The Normative Impact of the Global Compact on Refugees
iCourts Working Paper Series No. 151, 2019
Forthcoming in International Journal on Refugee Law, Special Issue on the Global Compacts
11 Pages Posted: 27 Jan 2019
Date Written: January 15, 2019
When Ban Ki-Moon launched the idea of a Global Compact for Refugees in April 2016 it was with an ambition to secure new commitments in regard to the long-standing gap in international refugee law regarding international cooperation. To do so, he proposed that that the global compact should develop a principle of responsibility-sharing ‘through the application of standards that reflect the 1951 Convention and the 1967 Protocol thereto, regional refugee instruments and international human rights and humanitarian law.’ In the ensuing drafting process, several commentators have expressed similar hopes for the compact to address a range of normative issues, providing either substantively new commitments or pushing interpretation of existing obligations as a matter of international refugee and human rights law. Others again, have expressed the hope that, even if the Global Compact for Refugees is itself non-binding, this instrument will eventually pave the way for subsequent international legal developments, such as a new protocol to the 1951 Convention.

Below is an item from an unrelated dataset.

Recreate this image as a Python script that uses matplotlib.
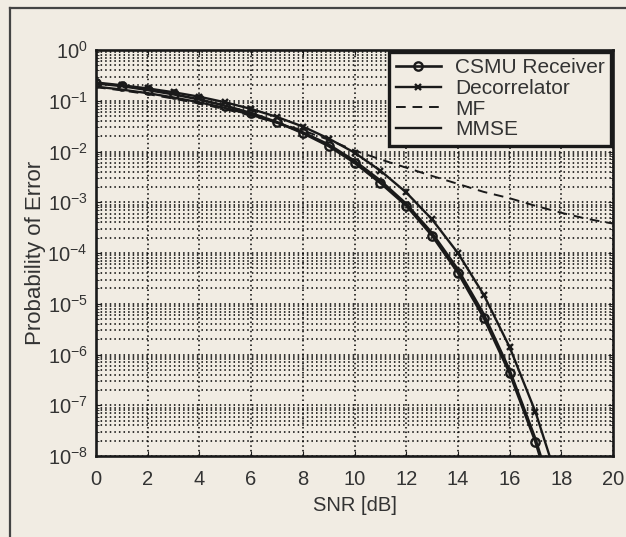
import numpy as np
import matplotlib
matplotlib.use("Agg")
import matplotlib.pyplot as plt
from matplotlib.lines import Line2D
from matplotlib.ticker import LogLocator, FixedLocator, FuncFormatter

plt.rcParams['font.family'] = ['Liberation Sans', 'DejaVu Sans']
plt.rcParams['mathtext.fontset'] = 'custom'
plt.rcParams['mathtext.rm'] = 'Liberation Sans'
plt.rcParams['mathtext.it'] = 'Liberation Sans'

# SNR in dB
snr = list(range(0, 19))
snr_mf = list(range(0, 21))

csmu = [0.22, 0.195, 0.163, 0.134, 0.106, 0.080, 0.057, 0.038, 0.023, 0.0128,
        0.0060, 0.0024, 8.6e-4, 2.2e-4, 4.1e-5, 5.3e-6, 4.3e-7, 1.9e-8, 4e-10]
decorr = [0.229, 0.202, 0.175, 0.147, 0.120, 0.093, 0.069, 0.048, 0.031, 0.018,
          0.0095, 0.0042, 0.00156, 4.6e-4, 1.0e-4, 1.5e-5, 1.4e-6, 7.4e-8, 1.9e-9]
mmse = [0.19, 0.166, 0.141, 0.116, 0.093, 0.072, 0.053, 0.037, 0.024, 0.0138,
        0.0066, 0.0027, 9.4e-4, 2.5e-4, 4.8e-5, 6.3e-6, 5.0e-7, 2.2e-8, 5e-10]
mf = [0.185, 0.16, 0.135, 0.11, 0.088, 0.068, 0.051, 0.037, 0.026, 0.017,
      0.0105, 0.0070, 0.0048, 0.0033, 0.0023, 0.0016, 0.0012, 0.00085,
      0.00062, 0.00047, 0.00038]

bg = '#f1ece3'
fig = plt.figure(figsize=(6.26, 5.37), dpi=100, facecolor=bg)
ax = fig.add_axes([96/626, 1-456/537, (613-96)/626, (456-50)/537])
ax.set_facecolor(bg)

# frame lines of the page
fig.add_artist(Line2D([10/626, 10/626], [0, 1-8/537], transform=fig.transFigure, color='#444444', lw=1.6))
fig.add_artist(Line2D([10/626, 1], [1-8/537, 1-8/537], transform=fig.transFigure, color='#444444', lw=1.6))

k = '#1a1a1a'
ax.semilogy(snr, csmu, color=k, lw=1.9, marker='o', ms=6, mfc='none', mew=1.7, label='CSMU Receiver')
ax.semilogy(snr, decorr, color=k, lw=1.7, marker='x', ms=5, mew=1.7, label='Decorrelator')
ax.semilogy(snr_mf, mf, color=k, lw=1.4, ls=(0, (5, 3.5)), label='MF')
ax.semilogy(snr, mmse, color=k, lw=1.7, label='MMSE')

ax.set_xlim(0, 20)
ax.set_ylim(1e-8, 1)
ax.xaxis.set_major_locator(FixedLocator(range(0, 21, 2)))
ax.yaxis.set_major_locator(LogLocator(base=10, numticks=20))
ax.yaxis.set_minor_locator(LogLocator(base=10, subs=np.arange(2, 10), numticks=20))
ax.yaxis.set_major_formatter(FuncFormatter(lambda v, p: r'10$^{%d}$' % round(np.log10(v))))

ax.grid(True, which='major', axis='both', color='k', ls=(0, (1, 2)), lw=1.1)
ax.grid(True, which='minor', axis='y', color='k', ls=(0, (1, 2)), lw=1.1)

ax.tick_params(which='both', direction='in', top=True, right=True, labelsize=14.5,
               colors=k, labelcolor='#333333')
ax.tick_params(axis='x', pad=10)
ax.tick_params(axis='y', pad=6)
for s in ax.spines.values():
    s.set_linewidth(1.9)
    s.set_color(k)

ax.set_xlabel('SNR [dB]', fontsize=14.5, color='#333333', labelpad=5)
ax.set_ylabel('Probability of Error', fontsize=16, color='#333333', labelpad=1)

leg = ax.legend(loc='upper right', fontsize=15, frameon=True, fancybox=False,
                borderpad=0.3, labelspacing=0.08, handlelength=2.2, handletextpad=0.65,
                borderaxespad=0.1, framealpha=1)
leg.get_frame().set_edgecolor(k)
leg.get_frame().set_linewidth(2.4)
leg.get_frame().set_facecolor(bg)
for t in leg.get_texts():
    t.set_color('#333333')

fig.savefig('out.png', dpi=100, facecolor=bg)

To assess any such possibilities it is, however, necessary first to understand what kind of animal the Global Compact for Refugees is in the zoo of international law and diplomacy. The present contribution sets out a short analysis of the term ‘compact’ as a political-legal instrument and on this basis asks how the Global Compact on Refugees relates to existing international refugee law, and what, if any, normative implications are likely to follow from this new instrument. It does so by considering the compact as a particular form of soft law instrument and examine the different roles such an instrument can play from an international law perspective.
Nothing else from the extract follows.